══ STORED DATA ══

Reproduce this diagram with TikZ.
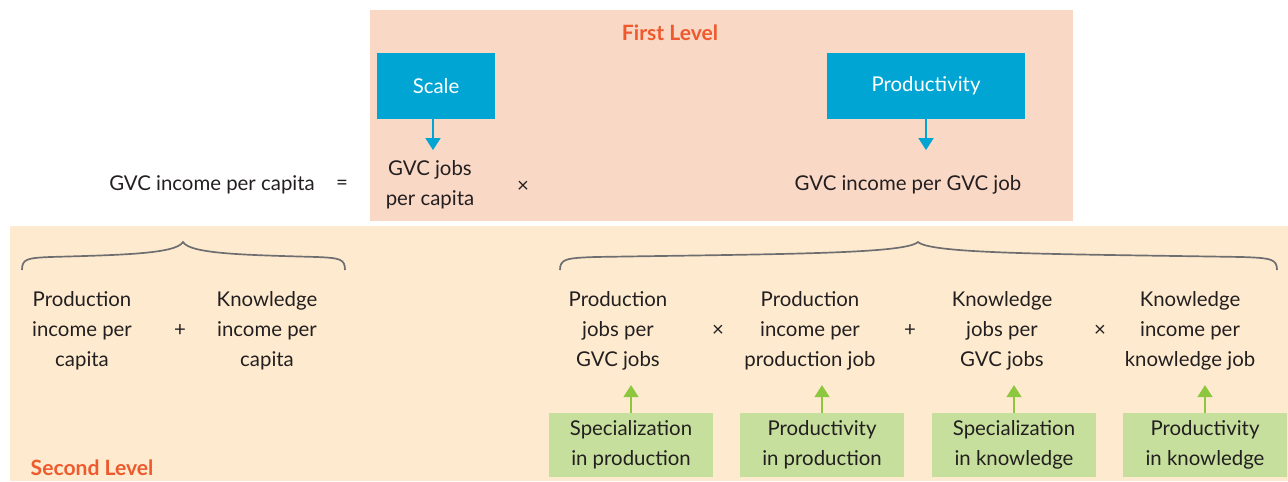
\documentclass[tikz,border=0pt]{standalone}
\usepackage{fontspec}
\setmainfont{Lato}
\usetikzlibrary{arrows.meta}

\definecolor{peach}{RGB}{250,216,198}
\definecolor{cream}{RGB}{254,235,207}
\definecolor{levelblue}{RGB}{0,165,211}
\definecolor{levelgreen}{RGB}{198,223,156}
\definecolor{arrowgreen}{RGB}{141,198,63}
\definecolor{levelred}{RGB}{238,90,46}
\definecolor{ink}{RGB}{35,31,32}
\definecolor{bracegray}{RGB}{110,110,113}

\begin{document}
\begin{tikzpicture}[x=0.025cm, y=-0.025cm,
    every node/.style={font=\fontsize{14.5}{21.3}\selectfont, text=ink},
    term/.style={align=center},
    levelname/.style={font=\fontsize{15}{18}\selectfont\bfseries, text=levelred},
    bluebox/.style={fill=levelblue, text=white, minimum height=1.625cm},
    greenbox/.style={fill=levelgreen, align=center, minimum width=4.075cm, minimum height=1.6cm},
    bluearrow/.style={draw=levelblue, line width=2.1pt, -{Triangle[width=0.36cm, length=0.3cm]}},
    greenarrow/.style={draw=arrowgreen, line width=2.1pt, -{Triangle[width=0.36cm, length=0.3cm]}},
    bracket/.style={draw=bracegray, line width=1.2pt}]
    \useasboundingbox (0,0) rectangle (1288,481);

    % Backgrounds of the two levels
    \fill[peach] (370,10) rectangle (1073,221);
    \fill[cream] (10,226) rectangle (1288,481);

    \node[levelname] (first) at (670,33) {First Level};
    \node[levelname] (second) at (92,468) {Second Level};

    % First level
    \node[bluebox, minimum width=2.95cm] (scale) at (436,86) {Scale};
    \node[bluebox, minimum width=4.95cm] (prod) at (926,86) {Productivity};

    \node (gvc) at (212,185) {GVC income per capita};
    \node (eq) at (342,185) {=};
    \node[term] (jobs) at (430,185) {GVC jobs\\per capita};
    \node (times0) at (523,187) {×};
    \node (inc) at (908,185) {GVC income per GVC job};

    \draw[bluearrow, shorten >=4pt] (scale.south -| 433,0) -- (433,0 |- jobs.north);
    \draw[bluearrow, shorten >=4pt] (prod.south) -- (prod.south |- jobs.north);

    % Braces
    \draw[bracket] (22,270) .. controls (22,259) and (27,258) .. (50,257)
        .. controls (120,255) and (176,254) .. (183,242)
        .. controls (190,254) and (246,255) .. (317,257)
        .. controls (340,258) and (345,259) .. (345,270);
    \draw[bracket] (560,270) .. controls (560,259) and (566,258) .. (595,257)
        .. controls (780,254) and (905,254) .. (918,242)
        .. controls (931,254) and (1056,254) .. (1242,257)
        .. controls (1271,258) and (1277,259) .. (1277,270);

    % Second level, left
    \node[term] (pinc) at (82,331) {Production\\income per\\capita};
    \node (plus1) at (180,331) {+};
    \node[term] (kinc) at (267,331) {Knowledge\\income per\\capita};

    % Second level, right
    \node[term] (pjobs) at (618,331) {Production\\jobs per\\GVC jobs};
    \node (times1) at (718,331) {×};
    \node[term] (pjinc) at (810,331) {Production\\income per\\production job};
    \node (plus2) at (910,331) {+};
    \node[term] (kjobs) at (1002,331) {Knowledge\\jobs per\\GVC jobs};
    \node (times2) at (1100,331) {×};
    \node[term] (kjinc) at (1190,331) {Knowledge\\income per\\knowledge job};

    \node[greenbox] (spec1) at (631,445) {Specialization\\in production};
    \node[greenbox] (prod1) at (822,445) {Productivity\\in production};
    \node[greenbox] (spec2) at (1014,445) {Specialization\\in knowledge};
    \node[greenbox] (prod2) at (1205,445) {Productivity\\in knowledge};

    \draw[greenarrow] (spec1.north) -- (spec1.north |- 0,385);
    \draw[greenarrow] (prod1.north) -- (prod1.north |- 0,385);
    \draw[greenarrow] (spec2.north) -- (spec2.north |- 0,385);
    \draw[greenarrow] (prod2.north) -- (prod2.north |- 0,385);
\end{tikzpicture}
\end{document}
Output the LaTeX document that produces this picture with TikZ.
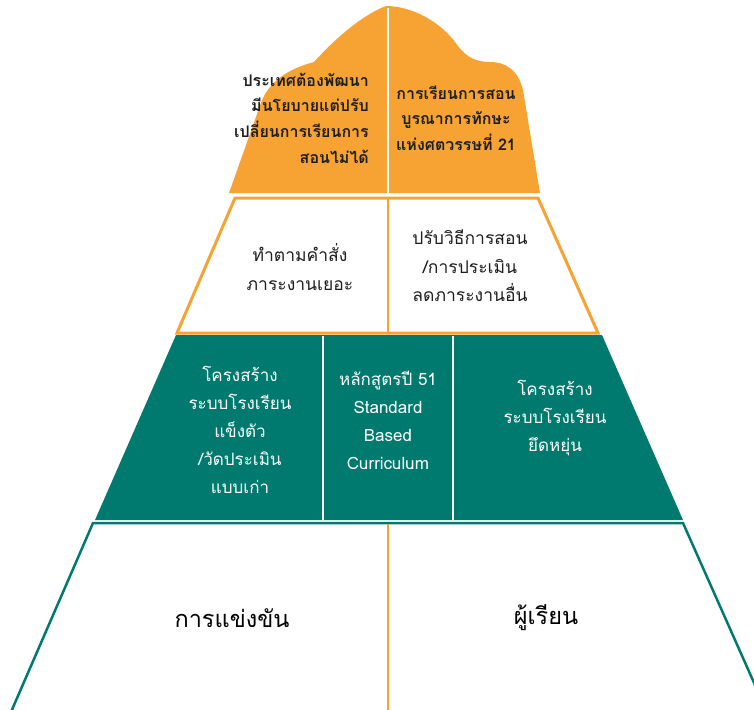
\documentclass[tikz,border=0pt]{standalone}
\usepackage{fontspec}
\newfontfamily\thaifont[Script=Thai]{Loma}
\definecolor{orng}{HTML}{F6A333}
\definecolor{tealc}{HTML}{007A6E}
\definecolor{inkc}{HTML}{1E1E1E}
\tikzset{
  toptxt/.style={font=\thaifont\bfseries\fontsize{16}{25.7}\selectfont, text=inkc, inner sep=0pt},
  midtxt/.style={font=\thaifont\fontsize{17.5}{28.4}\selectfont, text=inkc, inner sep=0pt, align=center},
  tealtxt/.style={font=\thaifont\fontsize{17}{28}\selectfont, text=white, inner sep=0pt, align=center},
  bottxt/.style={font=\thaifont\fontsize{23.5}{28}\selectfont, text=black, inner sep=0pt},
  wline/.style={draw=white, line width=1.6pt},
  oline/.style={draw=orng, line width=1.6pt}
}
\begin{document}
\begin{tikzpicture}[x=1pt,y=-1pt]
\useasboundingbox (0,0) rectangle (754,709);
\clip (0,0) rectangle (754,709);
% mountain
\fill[orng] (229,193) -- (262,100) .. controls (272,78) and (292,68) .. (314,62)
  .. controls (325,50) and (355,18) .. (386,6)
  .. controls (410,6) and (440,20) .. (458,46)
  .. controls (466,57) and (476,62) .. (490,62)
  .. controls (506,62) and (518,70) .. (523,90) -- (540,193) -- cycle;
\coordinate (mt) at (388,8);
\coordinate (mb) at (388,193);
\draw[wline] (mt) -- (mb);
% layer 2
\draw[orng, line width=3pt, fill=white, line join=miter] (235,198) -- (538,198) -- (598,333) -- (177,333) -- cycle;
\coordinate (lt) at (388,198);
\coordinate (lb) at (388,333);
\draw[draw=orng, line width=2pt] (lt) -- (lb);
% teal layer
\fill[tealc] (176,335) -- (602,335) -- (683,520) -- (95,520) -- cycle;
\coordinate (d1t) at (323,336);
\coordinate (d1b) at (323,520);
\coordinate (d2t) at (453,336);
\coordinate (d2b) at (453,520);
\draw[wline] (d1t) -- (d1b);
\draw[wline] (d2t) -- (d2b);
% bottom layer
\draw[tealc, line width=2.5pt, line join=miter] (11,712) -- (93,523) -- (683,523) -- (767,712);
\coordinate (bt) at (388,524);
\coordinate (bb) at (388,712);
\draw[oline] (bt) -- (bb);
% texts
\node[toptxt, align=right, anchor=east] (tl) at (369,118) {ประเทศต้องพัฒนา\\มีนโยบายแต่ปรับ\\เปลี่ยนการเรียนการ\\สอนไม่ได้};
\node[toptxt, align=center] (tr) at (456,118) {การเรียนการสอน\\บูรณาการทักษะ\\แห่งศตวรรษที่ 21};
\node[midtxt] (ml) at (300,267) {ทำตามคำสั่ง\\ภาระงานเยอะ};
\node[midtxt] (mr) at (470,266) {ปรับวิธีการสอน\\/การประเมิน\\ลดภาระงานอื่น};
\node[tealtxt] (t1) at (240,430) {โครงสร้าง\\ระบบโรงเรียน\\แข็งตัว\\/วัดประเมิน\\แบบเก่า};
\node[tealtxt] (t2) at (388,420) {หลักสูตรปี 51\\Standard\\Based\\Curriculum};
\node[tealtxt] (t3) at (555,418) {โครงสร้าง\\ระบบโรงเรียน\\ยึดหยุ่น};
\node[bottxt] (b1) at (232,618) {การแข่งขัน};
\node[bottxt] (b2) at (546,618) {ผู้เรียน};
\end{tikzpicture}
\end{document}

═══

TASK INSTRUCTIONS
Print the complete listing exactly, apart from any pictures.

COMPLETED TASK
Reproduce this diagram with TikZ.
\documentclass[tikz,border=0pt]{standalone}
\usepackage{fontspec}
\setmainfont{Lato}
\usetikzlibrary{arrows.meta}

\definecolor{peach}{RGB}{250,216,198}
\definecolor{cream}{RGB}{254,235,207}
\definecolor{levelblue}{RGB}{0,165,211}
\definecolor{levelgreen}{RGB}{198,223,156}
\definecolor{arrowgreen}{RGB}{141,198,63}
\definecolor{levelred}{RGB}{238,90,46}
\definecolor{ink}{RGB}{35,31,32}
\definecolor{bracegray}{RGB}{110,110,113}

\begin{document}
\begin{tikzpicture}[x=0.025cm, y=-0.025cm,
    every node/.style={font=\fontsize{14.5}{21.3}\selectfont, text=ink},
    term/.style={align=center},
    levelname/.style={font=\fontsize{15}{18}\selectfont\bfseries, text=levelred},
    bluebox/.style={fill=levelblue, text=white, minimum height=1.625cm},
    greenbox/.style={fill=levelgreen, align=center, minimum width=4.075cm, minimum height=1.6cm},
    bluearrow/.style={draw=levelblue, line width=2.1pt, -{Triangle[width=0.36cm, length=0.3cm]}},
    greenarrow/.style={draw=arrowgreen, line width=2.1pt, -{Triangle[width=0.36cm, length=0.3cm]}},
    bracket/.style={draw=bracegray, line width=1.2pt}]
    \useasboundingbox (0,0) rectangle (1288,481);

    % Backgrounds of the two levels
    \fill[peach] (370,10) rectangle (1073,221);
    \fill[cream] (10,226) rectangle (1288,481);

    \node[levelname] (first) at (670,33) {First Level};
    \node[levelname] (second) at (92,468) {Second Level};

    % First level
    \node[bluebox, minimum width=2.95cm] (scale) at (436,86) {Scale};
    \node[bluebox, minimum width=4.95cm] (prod) at (926,86) {Productivity};

    \node (gvc) at (212,185) {GVC income per capita};
    \node (eq) at (342,185) {=};
    \node[term] (jobs) at (430,185) {GVC jobs\\per capita};
    \node (times0) at (523,187) {×};
    \node (inc) at (908,185) {GVC income per GVC job};

    \draw[bluearrow, shorten >=4pt] (scale.south -| 433,0) -- (433,0 |- jobs.north);
    \draw[bluearrow, shorten >=4pt] (prod.south) -- (prod.south |- jobs.north);

    % Braces
    \draw[bracket] (22,270) .. controls (22,259) and (27,258) .. (50,257)
        .. controls (120,255) and (176,254) .. (183,242)
        .. controls (190,254) and (246,255) .. (317,257)
        .. controls (340,258) and (345,259) .. (345,270);
    \draw[bracket] (560,270) .. controls (560,259) and (566,258) .. (595,257)
        .. controls (780,254) and (905,254) .. (918,242)
        .. controls (931,254) and (1056,254) .. (1242,257)
        .. controls (1271,258) and (1277,259) .. (1277,270);

    % Second level, left
    \node[term] (pinc) at (82,331) {Production\\income per\\capita};
    \node (plus1) at (180,331) {+};
    \node[term] (kinc) at (267,331) {Knowledge\\income per\\capita};

    % Second level, right
    \node[term] (pjobs) at (618,331) {Production\\jobs per\\GVC jobs};
    \node (times1) at (718,331) {×};
    \node[term] (pjinc) at (810,331) {Production\\income per\\production job};
    \node (plus2) at (910,331) {+};
    \node[term] (kjobs) at (1002,331) {Knowledge\\jobs per\\GVC jobs};
    \node (times2) at (1100,331) {×};
    \node[term] (kjinc) at (1190,331) {Knowledge\\income per\\knowledge job};

    \node[greenbox] (spec1) at (631,445) {Specialization\\in production};
    \node[greenbox] (prod1) at (822,445) {Productivity\\in production};
    \node[greenbox] (spec2) at (1014,445) {Specialization\\in knowledge};
    \node[greenbox] (prod2) at (1205,445) {Productivity\\in knowledge};

    \draw[greenarrow] (spec1.north) -- (spec1.north |- 0,385);
    \draw[greenarrow] (prod1.north) -- (prod1.north |- 0,385);
    \draw[greenarrow] (spec2.north) -- (spec2.north |- 0,385);
    \draw[greenarrow] (prod2.north) -- (prod2.north |- 0,385);
\end{tikzpicture}
\end{document}
Output the LaTeX document that produces this picture with TikZ.
\documentclass[tikz,border=0pt]{standalone}
\usepackage{fontspec}
\newfontfamily\thaifont[Script=Thai]{Loma}
\definecolor{orng}{HTML}{F6A333}
\definecolor{tealc}{HTML}{007A6E}
\definecolor{inkc}{HTML}{1E1E1E}
\tikzset{
  toptxt/.style={font=\thaifont\bfseries\fontsize{16}{25.7}\selectfont, text=inkc, inner sep=0pt},
  midtxt/.style={font=\thaifont\fontsize{17.5}{28.4}\selectfont, text=inkc, inner sep=0pt, align=center},
  tealtxt/.style={font=\thaifont\fontsize{17}{28}\selectfont, text=white, inner sep=0pt, align=center},
  bottxt/.style={font=\thaifont\fontsize{23.5}{28}\selectfont, text=black, inner sep=0pt},
  wline/.style={draw=white, line width=1.6pt},
  oline/.style={draw=orng, line width=1.6pt}
}
\begin{document}
\begin{tikzpicture}[x=1pt,y=-1pt]
\useasboundingbox (0,0) rectangle (754,709);
\clip (0,0) rectangle (754,709);
% mountain
\fill[orng] (229,193) -- (262,100) .. controls (272,78) and (292,68) .. (314,62)
  .. controls (325,50) and (355,18) .. (386,6)
  .. controls (410,6) and (440,20) .. (458,46)
  .. controls (466,57) and (476,62) .. (490,62)
  .. controls (506,62) and (518,70) .. (523,90) -- (540,193) -- cycle;
\coordinate (mt) at (388,8);
\coordinate (mb) at (388,193);
\draw[wline] (mt) -- (mb);
% layer 2
\draw[orng, line width=3pt, fill=white, line join=miter] (235,198) -- (538,198) -- (598,333) -- (177,333) -- cycle;
\coordinate (lt) at (388,198);
\coordinate (lb) at (388,333);
\draw[draw=orng, line width=2pt] (lt) -- (lb);
% teal layer
\fill[tealc] (176,335) -- (602,335) -- (683,520) -- (95,520) -- cycle;
\coordinate (d1t) at (323,336);
\coordinate (d1b) at (323,520);
\coordinate (d2t) at (453,336);
\coordinate (d2b) at (453,520);
\draw[wline] (d1t) -- (d1b);
\draw[wline] (d2t) -- (d2b);
% bottom layer
\draw[tealc, line width=2.5pt, line join=miter] (11,712) -- (93,523) -- (683,523) -- (767,712);
\coordinate (bt) at (388,524);
\coordinate (bb) at (388,712);
\draw[oline] (bt) -- (bb);
% texts
\node[toptxt, align=right, anchor=east] (tl) at (369,118) {ประเทศต้องพัฒนา\\มีนโยบายแต่ปรับ\\เปลี่ยนการเรียนการ\\สอนไม่ได้};
\node[toptxt, align=center] (tr) at (456,118) {การเรียนการสอน\\บูรณาการทักษะ\\แห่งศตวรรษที่ 21};
\node[midtxt] (ml) at (300,267) {ทำตามคำสั่ง\\ภาระงานเยอะ};
\node[midtxt] (mr) at (470,266) {ปรับวิธีการสอน\\/การประเมิน\\ลดภาระงานอื่น};
\node[tealtxt] (t1) at (240,430) {โครงสร้าง\\ระบบโรงเรียน\\แข็งตัว\\/วัดประเมิน\\แบบเก่า};
\node[tealtxt] (t2) at (388,420) {หลักสูตรปี 51\\Standard\\Based\\Curriculum};
\node[tealtxt] (t3) at (555,418) {โครงสร้าง\\ระบบโรงเรียน\\ยึดหยุ่น};
\node[bottxt] (b1) at (232,618) {การแข่งขัน};
\node[bottxt] (b2) at (546,618) {ผู้เรียน};
\end{tikzpicture}
\end{document}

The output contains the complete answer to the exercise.